With the passage of so much time, I have absolutely zero interest in parsing all the different accounts, of trying to keep track of the directions all the fingers are pointing. I don’t believe it serves much of a purpose. This isn’t like a plane crash or a train accident, where reverse-engineering the calamity might save other lives in the future. You can’t make Everest safer because it is Everest. When you get near the top, you are subject to hypoxia, which hits everyone differently, and can strike down even the most veteran climber. It’s tough to blame anyone for an error in judgment when they can’t breathe, when they can’t think, when they are dying.
To say this event was a tragedy requires some modification. If this was a tragedy, it was of the high-tax bracket, entirely-avoidable variety. To make a supported climb on Everest requires a chunk of change that is quite a bit higher than the median income in the United States. Dying on Everest – unless you are a Sherpa – is a privilege few can afford.
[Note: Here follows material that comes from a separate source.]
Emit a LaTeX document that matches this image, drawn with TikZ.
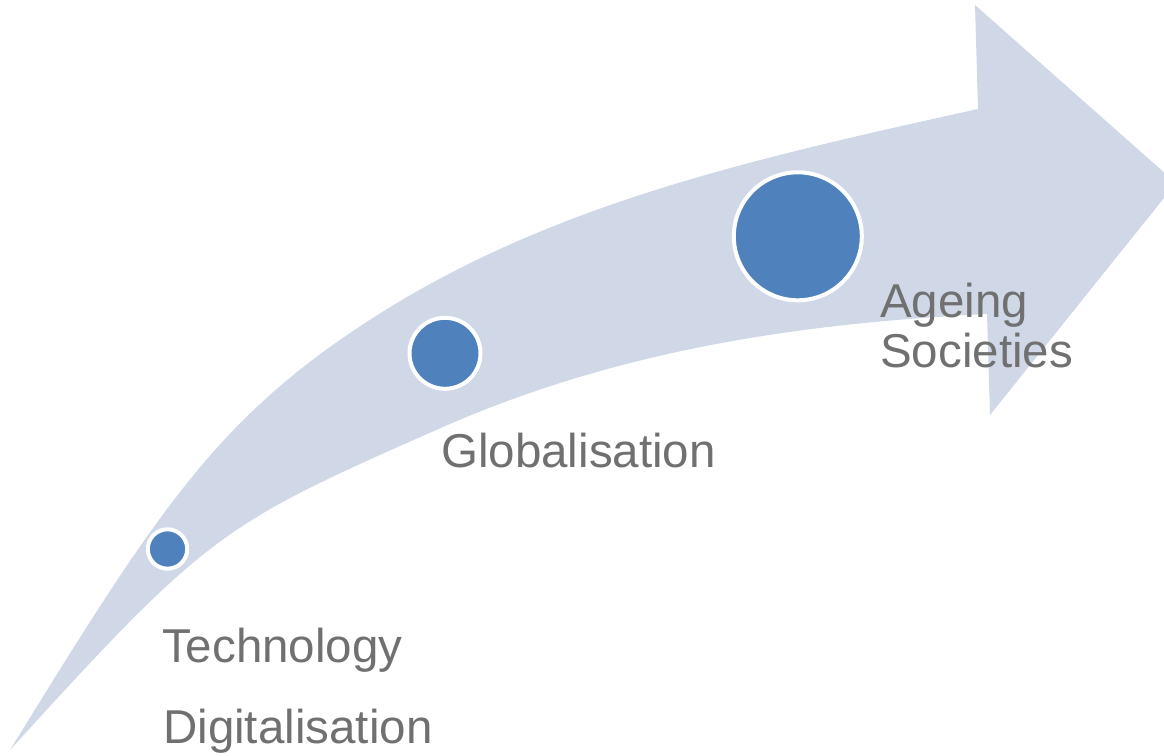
\documentclass[tikz,border=0pt]{standalone}
\usepackage{fontspec}
\setmainfont{Liberation Sans}
\definecolor{bandcol}{RGB}{208,216,232}
\definecolor{dotcol}{RGB}{79,129,189}
\definecolor{txtcol}{RGB}{112,112,112}
\begin{document}
\begin{tikzpicture}[x=1pt,y=-1pt,
  dotnode/.style={circle,fill=dotcol,draw=white,line width=4pt,inner sep=0pt},
  label/.style={anchor=base west,inner sep=0pt,text=txtcol,font=\fontsize{47.5}{50}\selectfont,align=left}]
\useasboundingbox (0,0) rectangle (1164,755);
\begin{scope}
\clip (0,0) rectangle (1164,755);
\fill[bandcol]
  (10,750) .. controls (150,523) and (210,428) .. (350,333)
  .. controls (530,210.6) and (728,164) .. (978,109)
  -- (975,5) -- (1176,183) -- (990,415) -- (987,314)
  .. controls (807,323) and (623,348) .. (443,427)
  .. controls (223,524) and (210,530) .. (10,750)
  -- cycle;
\end{scope}
\node[dotnode,minimum size=39.4pt] (d1) at (167.5,549) {};
\node[dotnode,minimum size=71pt] (d2) at (445,353.3) {};
\node[dotnode,minimum size=128pt] (d3) at (797.8,236.3) {};
\node[label] (t1) at (162,662) {Technology};
\node[label] (t2) at (163,743) {Digitalisation};
\node[label] (t3) at (441,467) {Globalisation};
\node[label,anchor=north west] (t4) at (880,283) {Ageing\\Societies};
\end{tikzpicture}
\end{document}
To not only risk your life, but to pay handsomely for the opportunity, is partly an ego trip. Yet it is impossible not to stand a bit in awe of those who make the attempt. As Krakauer points out, the summit becomes an obsession for many, one that cannot simply be explained away as a premeditated lunge for the best cocktail party story ever. There is something mysterious in a person who insists on trudging past the deadline, who – like Mallory in 1924 – refuses to simply turn on their heels and return home, and instead keeps reaching for the apex, as time and breath wind down to nothing. There is a cost to Everest that Krakauer aptly shows cannot be translated into hard currency. There is a knowledge that – as a member of Mallory’s expedition later wrote – “the price of life is death, and that, so long as the payment be promptly made, it matters little to the individual when the payment is made.”